EXERCISE OBJECTIVE: Copy the data exactly; pictures stay out of the copy.

════════════════

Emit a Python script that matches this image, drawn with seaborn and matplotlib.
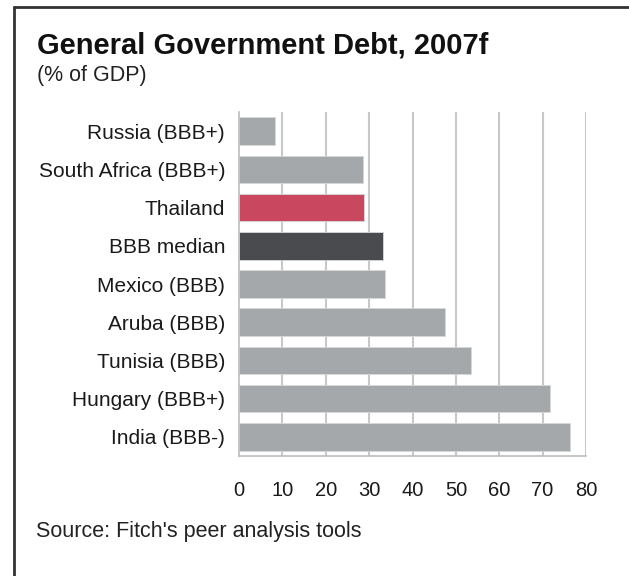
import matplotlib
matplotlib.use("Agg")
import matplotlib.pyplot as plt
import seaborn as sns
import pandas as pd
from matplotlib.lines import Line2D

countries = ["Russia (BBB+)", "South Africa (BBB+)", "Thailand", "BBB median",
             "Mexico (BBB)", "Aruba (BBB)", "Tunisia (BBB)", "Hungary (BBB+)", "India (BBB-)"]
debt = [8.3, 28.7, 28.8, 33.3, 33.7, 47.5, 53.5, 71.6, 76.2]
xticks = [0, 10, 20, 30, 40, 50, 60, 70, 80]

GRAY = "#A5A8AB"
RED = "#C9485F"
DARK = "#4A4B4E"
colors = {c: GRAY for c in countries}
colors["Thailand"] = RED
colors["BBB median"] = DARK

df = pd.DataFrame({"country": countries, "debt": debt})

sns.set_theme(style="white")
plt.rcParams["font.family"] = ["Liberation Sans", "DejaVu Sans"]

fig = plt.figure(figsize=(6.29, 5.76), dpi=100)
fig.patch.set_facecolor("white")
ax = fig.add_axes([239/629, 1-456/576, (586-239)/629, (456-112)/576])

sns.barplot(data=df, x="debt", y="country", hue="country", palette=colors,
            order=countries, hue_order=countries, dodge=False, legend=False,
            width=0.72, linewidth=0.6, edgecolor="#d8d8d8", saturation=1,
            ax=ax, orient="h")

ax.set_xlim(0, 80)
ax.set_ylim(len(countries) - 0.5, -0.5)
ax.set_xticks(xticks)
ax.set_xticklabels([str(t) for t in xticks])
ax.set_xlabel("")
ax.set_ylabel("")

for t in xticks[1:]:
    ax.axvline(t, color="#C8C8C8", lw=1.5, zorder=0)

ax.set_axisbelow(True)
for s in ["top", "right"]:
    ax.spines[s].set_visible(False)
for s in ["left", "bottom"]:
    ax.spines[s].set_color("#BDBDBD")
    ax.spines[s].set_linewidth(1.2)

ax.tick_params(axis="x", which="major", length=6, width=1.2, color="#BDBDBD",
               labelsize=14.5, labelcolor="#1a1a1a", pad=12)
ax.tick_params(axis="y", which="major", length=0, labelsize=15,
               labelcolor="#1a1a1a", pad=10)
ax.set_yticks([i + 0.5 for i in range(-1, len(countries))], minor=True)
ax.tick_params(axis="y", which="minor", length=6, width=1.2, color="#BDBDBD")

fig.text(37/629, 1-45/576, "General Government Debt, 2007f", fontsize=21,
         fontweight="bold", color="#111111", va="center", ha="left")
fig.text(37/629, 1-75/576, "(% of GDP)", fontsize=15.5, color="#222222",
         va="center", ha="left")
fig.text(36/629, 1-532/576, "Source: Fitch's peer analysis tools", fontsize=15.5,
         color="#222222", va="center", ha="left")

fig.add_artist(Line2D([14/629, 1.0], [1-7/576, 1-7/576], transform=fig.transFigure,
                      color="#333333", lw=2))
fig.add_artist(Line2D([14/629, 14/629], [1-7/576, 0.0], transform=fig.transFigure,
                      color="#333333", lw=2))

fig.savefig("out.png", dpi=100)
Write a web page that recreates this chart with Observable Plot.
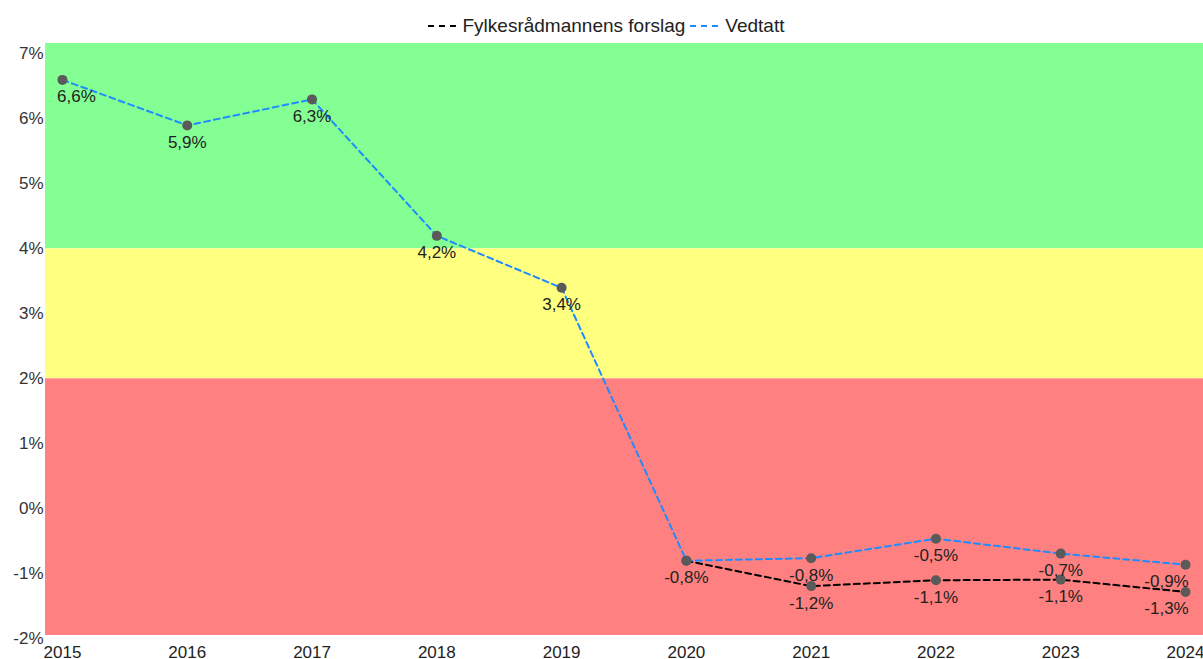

════════════════

ANSWER TO THIS PROBLEM:
Emit a Python script that matches this image, drawn with seaborn and matplotlib.
import matplotlib
matplotlib.use("Agg")
import matplotlib.pyplot as plt
import seaborn as sns
import pandas as pd
from matplotlib.lines import Line2D

countries = ["Russia (BBB+)", "South Africa (BBB+)", "Thailand", "BBB median",
             "Mexico (BBB)", "Aruba (BBB)", "Tunisia (BBB)", "Hungary (BBB+)", "India (BBB-)"]
debt = [8.3, 28.7, 28.8, 33.3, 33.7, 47.5, 53.5, 71.6, 76.2]
xticks = [0, 10, 20, 30, 40, 50, 60, 70, 80]

GRAY = "#A5A8AB"
RED = "#C9485F"
DARK = "#4A4B4E"
colors = {c: GRAY for c in countries}
colors["Thailand"] = RED
colors["BBB median"] = DARK

df = pd.DataFrame({"country": countries, "debt": debt})

sns.set_theme(style="white")
plt.rcParams["font.family"] = ["Liberation Sans", "DejaVu Sans"]

fig = plt.figure(figsize=(6.29, 5.76), dpi=100)
fig.patch.set_facecolor("white")
ax = fig.add_axes([239/629, 1-456/576, (586-239)/629, (456-112)/576])

sns.barplot(data=df, x="debt", y="country", hue="country", palette=colors,
            order=countries, hue_order=countries, dodge=False, legend=False,
            width=0.72, linewidth=0.6, edgecolor="#d8d8d8", saturation=1,
            ax=ax, orient="h")

ax.set_xlim(0, 80)
ax.set_ylim(len(countries) - 0.5, -0.5)
ax.set_xticks(xticks)
ax.set_xticklabels([str(t) for t in xticks])
ax.set_xlabel("")
ax.set_ylabel("")

for t in xticks[1:]:
    ax.axvline(t, color="#C8C8C8", lw=1.5, zorder=0)

ax.set_axisbelow(True)
for s in ["top", "right"]:
    ax.spines[s].set_visible(False)
for s in ["left", "bottom"]:
    ax.spines[s].set_color("#BDBDBD")
    ax.spines[s].set_linewidth(1.2)

ax.tick_params(axis="x", which="major", length=6, width=1.2, color="#BDBDBD",
               labelsize=14.5, labelcolor="#1a1a1a", pad=12)
ax.tick_params(axis="y", which="major", length=0, labelsize=15,
               labelcolor="#1a1a1a", pad=10)
ax.set_yticks([i + 0.5 for i in range(-1, len(countries))], minor=True)
ax.tick_params(axis="y", which="minor", length=6, width=1.2, color="#BDBDBD")

fig.text(37/629, 1-45/576, "General Government Debt, 2007f", fontsize=21,
         fontweight="bold", color="#111111", va="center", ha="left")
fig.text(37/629, 1-75/576, "(% of GDP)", fontsize=15.5, color="#222222",
         va="center", ha="left")
fig.text(36/629, 1-532/576, "Source: Fitch's peer analysis tools", fontsize=15.5,
         color="#222222", va="center", ha="left")

fig.add_artist(Line2D([14/629, 1.0], [1-7/576, 1-7/576], transform=fig.transFigure,
                      color="#333333", lw=2))
fig.add_artist(Line2D([14/629, 14/629], [1-7/576, 0.0], transform=fig.transFigure,
                      color="#333333", lw=2))

fig.savefig("out.png", dpi=100)
Write a web page that recreates this chart with Observable Plot.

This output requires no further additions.